For my Capstone OK Cupid project I thought it would be interesting to see if male sexual orientation correlated to body types and other lifestyle factors, including drinking, drugs and smoking.
But I don’t trust the results I am getting in return.
I am fairly certain I know why, but I don’t what to do.
For example, my Multinomial Naive Bayes Classifier produces an accuracy score of 98%, with precision and others scores cut and pasted below. Most are unexpectedly high except for bisexuals.
I doubt these results provide any real insights.
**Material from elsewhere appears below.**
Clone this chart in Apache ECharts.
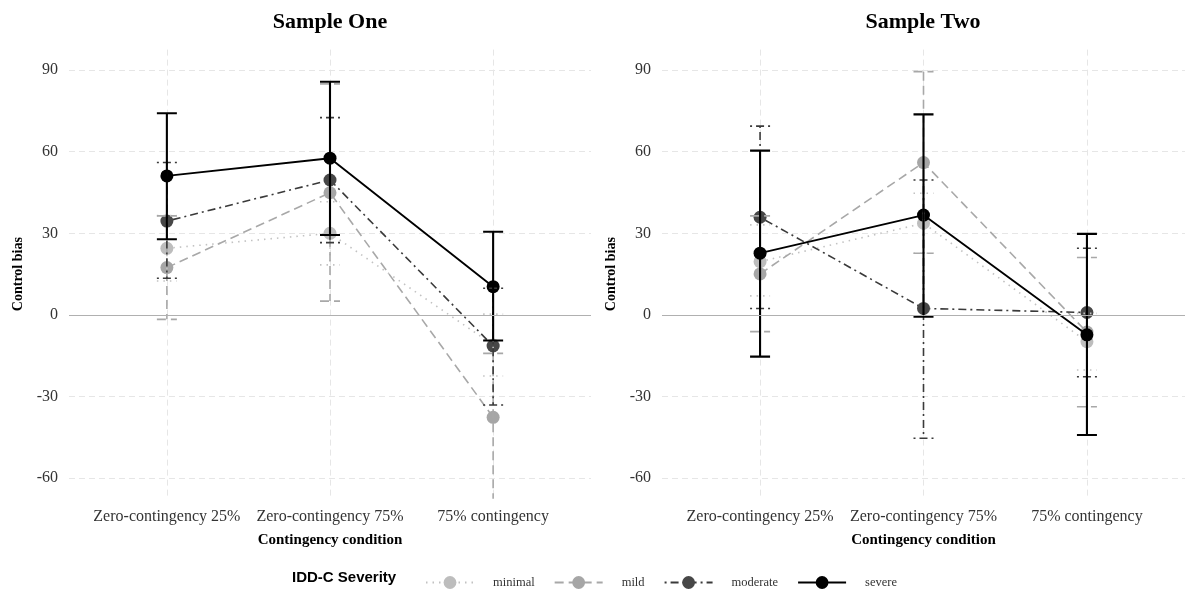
<!DOCTYPE html>
<html>
<head>
<meta charset="utf-8">
<script src="https://cdn.jsdelivr.net/npm/echarts@6/dist/echarts.min.js"></script>
<style>html,body{margin:0;padding:0;background:#fff}#c{width:1185px;height:599px}</style>
</head>
<body>
<div id="c"></div>
<script>
// ---- data ----
const categories = ['Zero-contingency 25%', 'Zero-contingency 75%', '75% contingency'];
const groups = ['minimal', 'mild', 'moderate', 'severe'];
const yTicks = [-60, -30, 0, 30, 60, 90];
const panelTitles = ['Sample One', 'Sample Two'];

// Sample One: means, lower and upper error-bar ends
const s1_minimal = [24.5, 30.0, -11.0];
const s1_minimal_lo = [12.5, 18.4, -22.4];
const s1_minimal_hi = [36.5, 41.6, 0.3];
const s1_mild = [17.4, 44.9, -37.6];
const s1_mild_lo = [-1.6, 5.1, -70.0];
const s1_mild_hi = [36.4, 84.9, -14.1];
const s1_moderate = [34.5, 49.6, -11.4];
const s1_moderate_lo = [13.5, 26.6, -33.1];
const s1_moderate_hi = [56.0, 72.5, 9.8];
const s1_severe = [51.1, 57.6, 10.4];
const s1_severe_lo = [27.8, 29.4, -9.4];
const s1_severe_hi = [74.1, 85.7, 30.6];

// Sample Two
const s2_minimal = [19.6, 33.7, -9.8];
const s2_minimal_lo = [7.0, 22.7, -20.2];
const s2_minimal_hi = [33.1, 44.7, 0.6];
const s2_mild = [15.1, 56.0, -6.3];
const s2_mild_lo = [-6.1, 22.7, -33.7];
const s2_mild_hi = [36.4, 89.4, 21.1];
const s2_moderate = [35.9, 2.4, 0.9];
const s2_moderate_lo = [2.4, -45.3, -22.7];
const s2_moderate_hi = [69.4, 49.6, 24.5];
const s2_severe = [22.7, 36.7, -7.3];
const s2_severe_lo = [-15.3, -0.6, -44.1];
const s2_severe_hi = [60.4, 73.7, 29.8];

const panels = [
  { mean: [s1_minimal, s1_mild, s1_moderate, s1_severe],
    lo: [s1_minimal_lo, s1_mild_lo, s1_moderate_lo, s1_severe_lo],
    hi: [s1_minimal_hi, s1_mild_hi, s1_moderate_hi, s1_severe_hi] },
  { mean: [s2_minimal, s2_mild, s2_moderate, s2_severe],
    lo: [s2_minimal_lo, s2_mild_lo, s2_moderate_lo, s2_severe_lo],
    hi: [s2_minimal_hi, s2_mild_hi, s2_moderate_hi, s2_severe_hi] }
];

// ---- styles ----
const SERIF = 'Liberation Serif';
const styles = {
  minimal:  { line: '#c2c2c2', point: '#bdbdbd', dash: [1.5, 5], lw: 1.6, ew: 1.6 },
  mild:     { line: '#a8a8a8', point: '#a6a6a6', dash: [9, 5], lw: 1.6, ew: 1.6 },
  moderate: { line: '#3a3a3a', point: '#474747', dash: [2, 4, 8, 4], lw: 1.6, ew: 1.6 },
  severe:   { line: '#000000', point: '#000000', dash: 'solid', lw: 1.9, ew: 2.1 }
};

const gridDefs = [
  { left: 69, top: 49.6, width: 522, height: 449.1 },
  { left: 662, top: 49.6, width: 523, height: 449.1 }
];

const xAxes = [], yAxes = [], series = [];
gridDefs.forEach((g, gi) => {
  xAxes.push({
    gridIndex: gi, type: 'value', min: -0.6, max: 2.6,
    axisLine: { show: false },
    axisTick: { show: false, customValues: [0, 1, 2] },
    axisLabel: { customValues: [0, 1, 2], formatter: v => categories[Math.round(v)] || '',
      fontFamily: SERIF, fontSize: 16, color: '#333', margin: 10 },
    splitLine: { show: true, lineStyle: { color: '#e6e6e6', type: [6, 4], width: 1 } },
    name: 'Contingency condition', nameLocation: 'middle', nameGap: 34,
    nameTextStyle: { fontFamily: SERIF, fontSize: 15, fontWeight: 'bold', color: '#000' }
  });
  yAxes.push({
    gridIndex: gi, type: 'value', min: -67.5, max: 97.5,
    axisLine: { show: false },
    axisTick: { show: false, customValues: yTicks },
    axisLabel: { customValues: yTicks, fontFamily: SERIF, fontSize: 16, color: '#333', margin: 11 },
    splitLine: { show: true, lineStyle: { color: '#e6e6e6', type: [6, 4], width: 1 } },
    name: 'Control bias', nameLocation: 'middle', nameGap: 44, nameRotate: 90,
    nameTextStyle: { fontFamily: SERIF, fontSize: 14, fontWeight: 'bold', color: '#000' }
  });
});

// line + point series
panels.forEach((p, pi) => {
  groups.forEach((gname, k) => {
    const st = styles[gname];
    const s = {
      name: gname, type: 'line', xAxisIndex: pi, yAxisIndex: pi,
      data: p.mean[k].map((v, i) => [i, v]),
      symbol: 'circle', symbolSize: 13,
      itemStyle: { color: st.point },
      lineStyle: { color: st.line, type: st.dash, width: st.lw },
      z: 2 + k * 0.01, animation: false
    };
    if (k === 0) {
      s.markLine = { silent: true, symbol: 'none', label: { show: false },
        lineStyle: { color: '#b0b0b0', type: 'solid', width: 1 },
        data: [{ yAxis: 0 }], animation: false };
    }
    series.push(s);
  });
});

// error bars
panels.forEach((p, pi) => {
  groups.forEach((gname, k) => {
    const st = styles[gname];
    series.push({
      name: gname + ' error', type: 'custom', xAxisIndex: pi, yAxisIndex: pi,
      data: p.mean[k].map((v, i) => [i, p.lo[k][i], p.hi[k][i]]),
      encode: { x: 0, y: [1, 2] }, clip: true, z: 3 + k * 0.01, animation: false,
      renderItem: (params, api) => {
        const x = api.value(0);
        const top = api.coord([x, api.value(2)]);
        const bot = api.coord([x, api.value(1)]);
        const hw = 10;
        const style = { stroke: st.line, lineWidth: st.ew, fill: null,
          lineDash: st.dash === 'solid' ? null : st.dash };
        return { type: 'group', children: [
          { type: 'line', shape: { x1: top[0], y1: top[1], x2: bot[0], y2: bot[1] }, style },
          { type: 'line', shape: { x1: top[0] - hw, y1: top[1], x2: top[0] + hw, y2: top[1] }, style },
          { type: 'line', shape: { x1: bot[0] - hw, y1: bot[1], x2: bot[0] + hw, y2: bot[1] }, style }
        ]};
      }
    });
  });
});

const chart = echarts.init(document.getElementById('c'), null, { renderer: 'canvas' });
chart.setOption({
  backgroundColor: '#fff',
  animation: false,
  grid: gridDefs,
  xAxis: xAxes,
  yAxis: yAxes,
  legend: {
    data: groups, left: 420, top: 571, itemWidth: 48, itemHeight: 16, itemGap: 19,
    textStyle: { fontFamily: SERIF, fontSize: 12.5, color: '#333', padding: [0, 0, 0, 14] },
    selectedMode: false
  },
  graphic: [
    { type: 'text', x: 330, y: 22, style: { text: panelTitles[0], textAlign: 'center', textVerticalAlign: 'middle',
      font: 'bold 22px "Liberation Serif"', fill: '#000' } },
    { type: 'text', x: 923, y: 22, style: { text: panelTitles[1], textAlign: 'center', textVerticalAlign: 'middle',
      font: 'bold 22px "Liberation Serif"', fill: '#000' } },
    { type: 'text', x: 292, y: 578, style: { text: 'IDD-C Severity', textAlign: 'left', textVerticalAlign: 'middle',
      font: 'bold 15px "Liberation Sans"', fill: '#000' } }
  ],
  series: series
});
</script>
</body>
</html>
Instead, they reflect the fact that 87% of the population I am trying to analyze identifies as “straight.” Roughly ten percent identify as “gay”, Three percent as “bisexual.”
The multinomial logistics classifier results in 100% for all scores. When I search for K in the K Neighbors classifier, the output says the best K is zero. That means I am overfitting, further suggesting my training data is the problem. I am assuming analyzing one category (straight) that dwarfs all the others by 72% is skewing the results.
Do you agree? What can I do about it?
Your feedback as to the problem and how to solve it would be much appreciated.
The scores from the Multinomial Naive Bayes Classifier mention above.
Thanks again,
The accuracy of model on training data is: 98.0%
precision recall f1-score support
0 1.00 1.00 1.00 2661
1 0.66 0.30 0.41 64
2 0.87 0.97 0.91 303
accuracy 0.98 3028
macro avg 0.84 0.75 0.77 3028
weighted avg 0.98 0.98 0.98 3028